The line holding "import plotly.graph_objects as go" is the last one to output; start at the first line of the data, keep every line in between exactly, and leave out pictures.

— begin —

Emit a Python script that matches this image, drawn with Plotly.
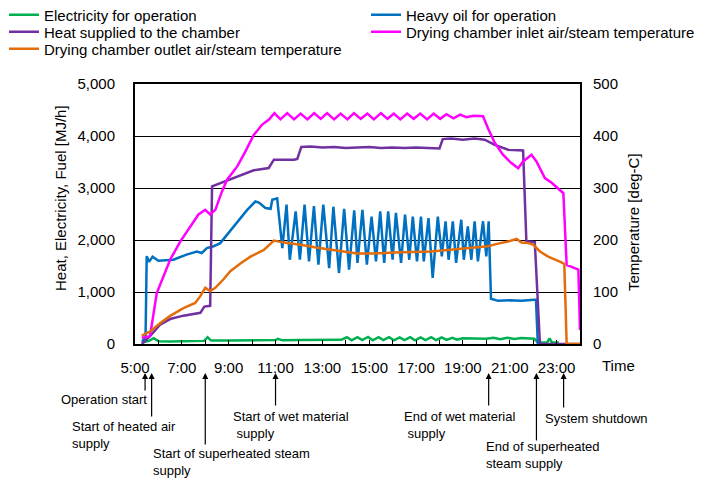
import plotly.graph_objects as go

# ---------------- data (hours of day) ----------------
elec_t = [5.29, 5.6, 5.8, 6.0, 6.5, 7.0, 7.5, 7.95, 8.1, 8.25, 9.0, 10.0, 11.0, 11.1, 11.3,
          12.0, 13.0, 13.8, 14.05, 14.25, 14.5, 14.7, 14.95, 15.15, 15.4, 15.6, 15.85, 16.05,
          16.3, 16.5, 16.75, 16.95, 17.2, 17.4, 17.65, 17.85, 18.1, 18.3, 18.55, 18.75, 19.0,
          19.5, 20.0, 20.3, 20.6, 20.9, 21.2, 21.5, 21.8, 22.05, 22.2, 22.6, 22.7, 22.8, 23.1]
elec_v = [30, 60, 110, 55, 50, 50, 55, 60, 130, 65, 65, 70, 75, 100, 70,
          75, 75, 80, 130, 70, 130, 75, 135, 70, 130, 75, 130, 70,
          125, 75, 130, 70, 125, 75, 130, 75, 125, 80, 120, 85, 110,
          110, 100, 120, 90, 120, 95, 115, 100, 100, 30, 30, 110, 30, 30]

oil_t = [5.30, 5.45, 5.50, 5.60, 5.75, 6.00, 6.64, 7.20, 7.64, 7.85, 8.07, 8.36, 8.64, 8.93,
         9.36, 9.79, 10.14, 10.29, 10.57, 10.79, 10.86, 11.07,
         11.29, 11.47, 11.61, 11.86, 12.04, 12.24, 12.43, 12.64, 12.83, 13.04, 13.29, 13.47,
         13.71, 13.93, 14.14, 14.36, 14.50, 14.71, 14.90, 15.10, 15.29, 15.47, 15.64, 15.81,
         16.00, 16.14, 16.36, 16.53, 16.71, 16.86, 17.04, 17.21, 17.33, 17.53, 17.71, 17.93,
         18.10, 18.26, 18.39, 18.57, 18.71, 18.93, 19.04, 19.21, 19.36, 19.50, 19.64, 19.86,
         20.00, 20.10, 20.20, 20.50, 21.00, 21.50, 22.05, 22.12, 22.20, 22.30]
oil_v = [50, 120, 1690, 1580, 1680, 1600, 1620, 1720, 1780, 1750, 1845, 1880, 1940, 2100,
         2325, 2580, 2740, 2720, 2615, 2600, 2775, 2800,
         1845, 2680, 1620, 2550, 1620, 2680, 1590, 2650, 1525, 2680, 1460, 2640,
         1365, 2600, 1430, 2570, 1560, 2580, 1525, 2450, 1590, 2550, 1560, 2550,
         1620, 2520, 1560, 2490, 1620, 2450, 1590, 2450, 1590, 2420, 1270, 2450,
         1685, 2360, 1620, 2360, 1560, 2390, 1620, 2260, 1620, 2360, 1590, 2360,
         1685, 2360, 870, 830, 840, 830, 850, 850, 0, 0]

heat_t = [5.29, 5.64, 6.07, 6.5, 7.07, 7.79, 7.96, 8.21, 8.29, 8.5, 9.07, 9.64, 10.07, 10.71,
          10.93, 11.79, 11.93, 12.1, 12.5, 13.0, 13.5, 14.0, 14.5, 15.0, 15.5, 16.0, 16.5,
          17.0, 17.5, 18.0, 18.14, 18.5, 19.0, 19.5, 19.93, 20.36, 20.93, 21.57, 21.71, 22.07,
          22.29, 24.0]
heat_v = [0, 150, 370, 480, 545, 600, 720, 735, 3030, 3065, 3170, 3255, 3340, 3385,
          3545, 3545, 3560, 3790, 3800, 3780, 3790, 3770, 3780, 3790, 3770, 3780, 3770,
          3780, 3770, 3760, 3940, 3950, 3930, 3950, 3930, 3830, 3735, 3720, 1975, 1960,
          0, 0]

inlet_t = [5.29, 5.64, 5.93, 6.21, 6.5, 6.93, 7.36, 7.71, 8.0, 8.21, 8.43, 8.71, 8.93, 9.36,
           9.71, 10.07, 10.43, 10.71, 10.95, 11.21, 11.5, 11.79, 12.07, 12.36, 12.65, 12.93,
           13.2, 13.5, 13.78, 14.07, 14.35, 14.64, 14.92, 15.2, 15.5, 15.78, 16.05, 16.33,
           16.62, 16.9, 17.18, 17.47, 17.75, 18.03, 18.3, 18.6, 18.88, 19.15, 19.45, 19.86,
           20.07, 20.36, 20.71, 21.07, 21.36, 21.57, 21.93, 22.14, 22.5, 22.79, 23.29, 23.43,
           23.93, 24.0]
inlet_v = [12, 15, 98, 130, 162, 197, 226, 249, 258, 249, 258, 293, 316, 341,
           370, 402, 422, 431, 444, 432, 444, 432, 443, 432, 444, 433, 444, 432, 443, 432,
           444, 433, 443, 432, 444, 433, 443, 432, 443, 433, 443, 432, 443, 433, 442, 434,
           441, 436, 439, 438,
           415, 387, 364, 348, 338, 351, 364, 351, 319, 310, 290, 152,
           143, 27]

outlet_t = [5.29, 5.64, 6.07, 6.5, 7.07, 7.57, 7.79, 8.0, 8.21, 8.43, 8.79, 9.07, 9.5, 9.93,
            10.5, 10.93, 11.36, 12.07, 12.79, 13.79, 14.5, 15.21, 16.07, 17.64, 18.36, 19.5,
            20.07, 20.5, 20.93, 21.29, 21.5, 21.79, 22.0, 22.29, 22.64, 23.21, 23.33, 23.43,
            24.0]
outlet_v = [16, 24, 40, 54, 69, 79, 92, 108, 102, 108, 125, 140, 155, 168,
            181, 199, 195, 191, 185, 178, 174, 174, 176, 178, 181, 187,
            188, 193, 197, 202, 195, 194, 191, 178, 168, 157, 154, 0,
            0]

series_names = ["Electricity for operation", "Heavy oil for operation",
                "Heat supplied to the chamber", "Drying chamber inlet air/steam temperature",
                "Drying chamber outlet air/steam temperature"]
series_colors = ["#00B050", "#0070C0", "#7030A0", "#FF00FF", "#E46C0A"]

x_tick_vals = [5, 7, 9, 11, 13, 15, 17, 19, 21, 23]
x_tick_labels = ["5:00", "7:00", "9:00", "11:00", "13:00", "15:00", "17:00", "19:00", "21:00", "23:00"]
y_tick_vals = [0, 1000, 2000, 3000, 4000, 5000]
y_tick_labels = ["0", "1,000", "2,000", "3,000", "4,000", "5,000"]
y2_tick_vals = [0, 100, 200, 300, 400, 500]
y2_tick_labels = ["0", "100", "200", "300", "400", "500"]

event_labels = ["Operation start", "Start of heated air<br>supply",
                "Start of superheated steam<br>supply", "Start of wet material<br>\u00a0supply",
                "End of wet material<br>\u00a0supply", "End of superheated<br>steam supply",
                "System shutdown"]
event_times = [5.43, 5.71, 8.0, 11.0, 20.1, 22.14, 23.3]

# ---------------- layout geometry (pixels) ----------------
W, H = 710, 480
L, R, T, B = 135, 580, 84, 344
FONT = "Liberation Sans, Arial, sans-serif"


def px(x):
    return (x - L) / (R - L)


def py(y):
    return (B - y) / (B - T)


fig = go.Figure()
data = [(elec_t, elec_v, "y"), (oil_t, oil_v, "y"), (heat_t, heat_v, "y"),
        (inlet_t, inlet_v, "y2"), (outlet_t, outlet_v, "y2")]
legend_ids = ["legend", "legend2", "legend3", "legend4", "legend5"]
legend_pos = [(4, 15), (366, 15), (4, 32), (366, 32), (4, 49)]
for (t, v, ax), name, col, lg in zip(data, series_names, series_colors, legend_ids):
    assert len(t) == len(v), name
    fig.add_trace(go.Scatter(x=t, y=v, name=name, mode="lines", yaxis=ax, legend=lg,
                             line=dict(color=col, width=2.5)))

legend_layout = {}
for lg, (lx, ly) in zip(legend_ids, legend_pos):
    legend_layout[lg] = dict(x=px(lx), y=py(ly), xanchor="left", yanchor="middle",
                             font=dict(size=15), bgcolor="rgba(0,0,0,0)", borderwidth=0)

fig.update_layout(
    width=W, height=H,
    margin=dict(l=L, r=W - R, t=T, b=H - B, autoexpand=False),
    paper_bgcolor="white", plot_bgcolor="white",
    font=dict(family=FONT, size=15, color="black"),
    showlegend=True,
    xaxis=dict(range=[5, 24], tickvals=x_tick_vals, ticktext=x_tick_labels,
               ticks="inside", ticklen=4, tickcolor="black", tickwidth=1,
               minor=dict(dtick=1, tick0=5, ticks="inside", ticklen=4, tickcolor="black"),
               showline=True, linecolor="black", linewidth=2, mirror=True,
               showgrid=False, zeroline=False, tickfont=dict(size=15),
               ticklabelstandoff=9),
    yaxis=dict(range=[0, 5000], tickvals=y_tick_vals, ticktext=y_tick_labels,
               showgrid=True, gridcolor="black", gridwidth=1,
               showline=True, linecolor="black", linewidth=2, mirror=True,
               zeroline=False, ticks="", tickfont=dict(size=15), ticklabelstandoff=15),
    yaxis2=dict(range=[0, 500], tickvals=y2_tick_vals, ticktext=y2_tick_labels,
                overlaying="y", side="right", showgrid=False, showline=False,
                zeroline=False, ticks="", tickfont=dict(size=15), ticklabelstandoff=12),
    **legend_layout,
)

ann = []
# axis titles
ann.append(dict(text="Heat, Electricity, Fuel [MJ/h]", xref="paper", yref="paper",
                x=px(60), y=py(198), textangle=-90, showarrow=False,
                xanchor="center", yanchor="middle", font=dict(size=15)))
ann.append(dict(text="Temperature [deg-C]", xref="paper", yref="paper",
                x=px(633), y=py(222), textangle=-90, showarrow=False,
                xanchor="center", yanchor="middle", font=dict(size=15)))
ann.append(dict(text="Time", xref="paper", yref="paper", x=px(600), y=py(365),
                showarrow=False, xanchor="left", yanchor="middle", font=dict(size=15)))

# event arrows and texts
head_y = 373
tail_y = [392, 418, 446, 407, 407, 442, 409]
text_pos = [(59, 399), (70, 435), (151, 462), (231, 425), (402, 425), (484, 455), (543, 419)]
for lab, tt, ty, (tx, tyc) in zip(event_labels, event_times, tail_y, text_pos):
    ann.append(dict(x=tt, y=py(head_y), xref="x", yref="paper", text="", showarrow=True,
                    ax=0, ay=ty - head_y, axref="pixel", ayref="pixel",
                    arrowhead=2, arrowsize=1, arrowwidth=1.2, arrowcolor="black"))
    ann.append(dict(text=lab, xref="paper", yref="paper", x=px(tx), y=py(tyc),
                    showarrow=False, xanchor="left", yanchor="middle", align="left",
                    font=dict(size=13)))
fig.update_layout(annotations=ann)

fig.write_html("out.html", config={"displayModeBar": False},
               post_script="document.body.style.margin='0px';")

— end —

» **ANSWER TO THE TASK**:
Emit a Python script that matches this image, drawn with Plotly.
import plotly.graph_objects as go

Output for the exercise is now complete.